## Task to complete
Below are records that hold pictures; write out only the lines from their start through the line with "width=2, direction='out', pad=10)", exactly, and drop the pictures.

┌────────

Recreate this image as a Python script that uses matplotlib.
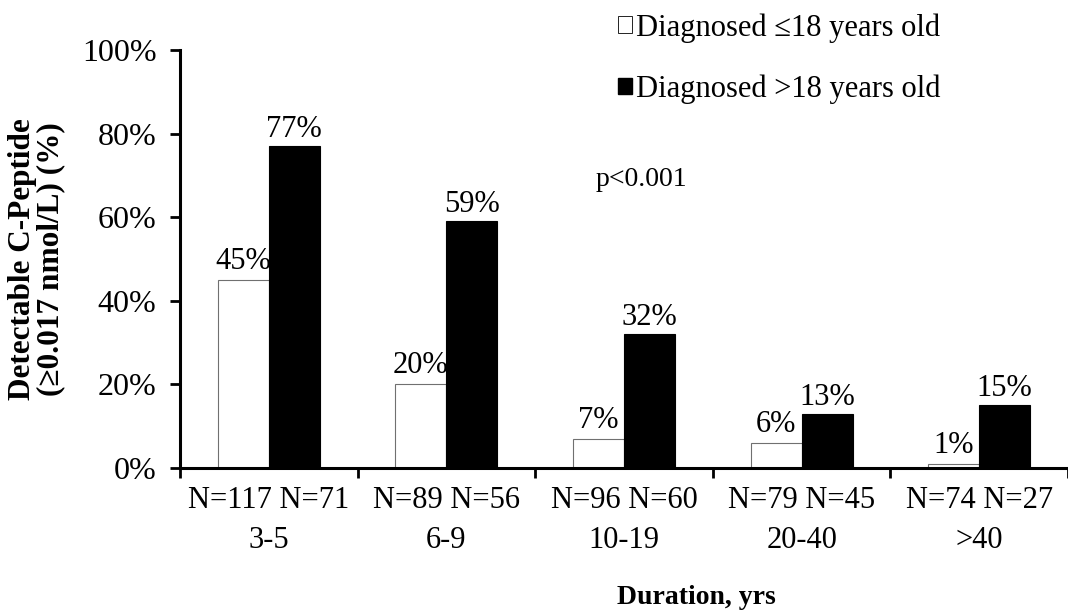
import matplotlib
matplotlib.use("Agg")
import matplotlib.pyplot as plt
import numpy as np
from matplotlib.patches import Patch
from matplotlib.ticker import FixedLocator, FuncFormatter

plt.rcParams['font.family'] = ['Liberation Serif', 'DejaVu Serif']

durations = ["3-5", "6-9", "10-19", "20-40", ">40"]
n_young = [117, 89, 96, 79, 74]
n_old = [71, 56, 60, 45, 27]
pct_young = [45, 20, 7, 6, 1]
pct_old = [77, 59, 32, 13, 15]
series_labels = ["Diagnosed \u226418 years old", "Diagnosed >18 years old"]
yticks = [0, 20, 40, 60, 80, 100]

fig = plt.figure(figsize=(10.68, 6.14), dpi=100)
ax = fig.add_axes([180/1068, 146/614, 888/1068, 418/614])

x = np.arange(len(durations))
w = 0.287
ax.bar(x - w/2, pct_young, width=w, color='white', edgecolor='#707070', linewidth=0.8)
ax.bar(x + w/2, pct_old, width=w, color='black', edgecolor='black', linewidth=0.8)

for xi, v in zip(x, pct_young):
    ax.text(xi - w/2, v + 1.0, f"{v}%", ha='center', va='bottom', fontsize=22)
for xi, v in zip(x, pct_old):
    ax.text(xi + w/2, v + 0.5, f"{v}%", ha='center', va='bottom', fontsize=22)

ax.set_xlim(-0.5, len(durations) - 0.5)
ax.set_ylim(0, 100)
ax.set_yticks(yticks)
ax.yaxis.set_major_formatter(FuncFormatter(lambda v, p: f"{int(v)}%"))
ax.tick_params(axis='y', labelsize=23, length=7, width=2, direction='out', pad=10)

ax.xaxis.set_major_locator(FixedLocator(np.arange(len(durations) + 1) - 0.5))
ax.xaxis.set_minor_locator(FixedLocator(x))
ax.set_xticklabels([])
ax.set_xticklabels([f"N={a} N={b}\n{d}" for a, b, d in zip(n_young, n_old, durations)],
                   minor=True, fontsize=22, linespacing=1.5)
ax.tick_params(axis='x', which='major', length=7, width=2, direction='out')
ax.tick_params(axis='x', which='minor', length=0, pad=13)

for s in ['top', 'right']:
    ax.spines[s].set_visible(False)
for s in ['left', 'bottom']:
    ax.spines[s].set_linewidth(2.2)

ax.set_ylabel("Detectable C-Peptide\n(\u22650.017 nmol/L) (%)", fontsize=22.5,
              fontweight='bold', linespacing=0.95, labelpad=12)
ax.set_xlabel("Duration, yrs", fontsize=20, fontweight='bold')
ax.xaxis.set_label_coords(0.581, -0.31)
ax.xaxis.label.set_va('center')

ax.text(1.84, 69, "p<0.001", fontsize=20, ha='left', va='center')

handles = [Patch(facecolor='white', edgecolor='black', linewidth=0.6),
           Patch(facecolor='black', edgecolor='black')]
fig.legend(handles, series_labels, loc='upper left', bbox_to_anchor=(615/1068, 1 - 10/614),
           frameon=False, fontsize=22, handlelength=0.45, handleheight=0.45,
           handletextpad=0.15, labelspacing=1.05, borderaxespad=0.0, borderpad=0.1)

fig.savefig("out.png", dpi=100)
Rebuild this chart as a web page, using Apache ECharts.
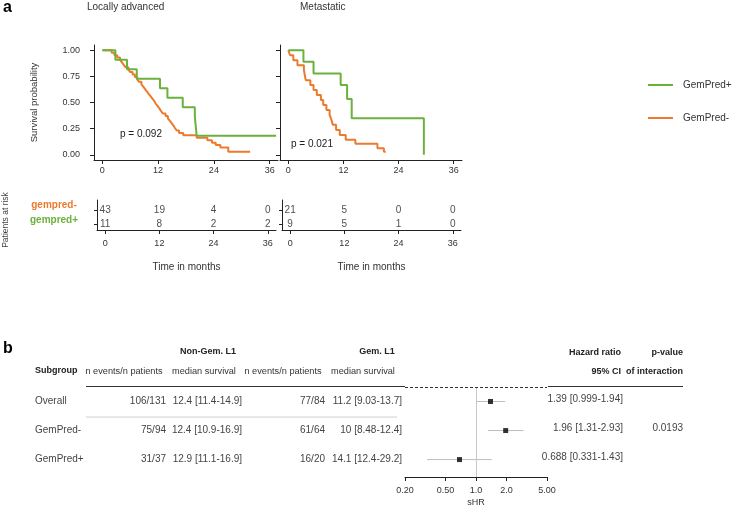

└────────

## Solution to this task
Recreate this image as a Python script that uses matplotlib.
import matplotlib
matplotlib.use("Agg")
import matplotlib.pyplot as plt
import numpy as np
from matplotlib.patches import Patch
from matplotlib.ticker import FixedLocator, FuncFormatter

plt.rcParams['font.family'] = ['Liberation Serif', 'DejaVu Serif']

durations = ["3-5", "6-9", "10-19", "20-40", ">40"]
n_young = [117, 89, 96, 79, 74]
n_old = [71, 56, 60, 45, 27]
pct_young = [45, 20, 7, 6, 1]
pct_old = [77, 59, 32, 13, 15]
series_labels = ["Diagnosed \u226418 years old", "Diagnosed >18 years old"]
yticks = [0, 20, 40, 60, 80, 100]

fig = plt.figure(figsize=(10.68, 6.14), dpi=100)
ax = fig.add_axes([180/1068, 146/614, 888/1068, 418/614])

x = np.arange(len(durations))
w = 0.287
ax.bar(x - w/2, pct_young, width=w, color='white', edgecolor='#707070', linewidth=0.8)
ax.bar(x + w/2, pct_old, width=w, color='black', edgecolor='black', linewidth=0.8)

for xi, v in zip(x, pct_young):
    ax.text(xi - w/2, v + 1.0, f"{v}%", ha='center', va='bottom', fontsize=22)
for xi, v in zip(x, pct_old):
    ax.text(xi + w/2, v + 0.5, f"{v}%", ha='center', va='bottom', fontsize=22)

ax.set_xlim(-0.5, len(durations) - 0.5)
ax.set_ylim(0, 100)
ax.set_yticks(yticks)
ax.yaxis.set_major_formatter(FuncFormatter(lambda v, p: f"{int(v)}%"))
ax.tick_params(axis='y', labelsize=23, length=7, width=2, direction='out', pad=10)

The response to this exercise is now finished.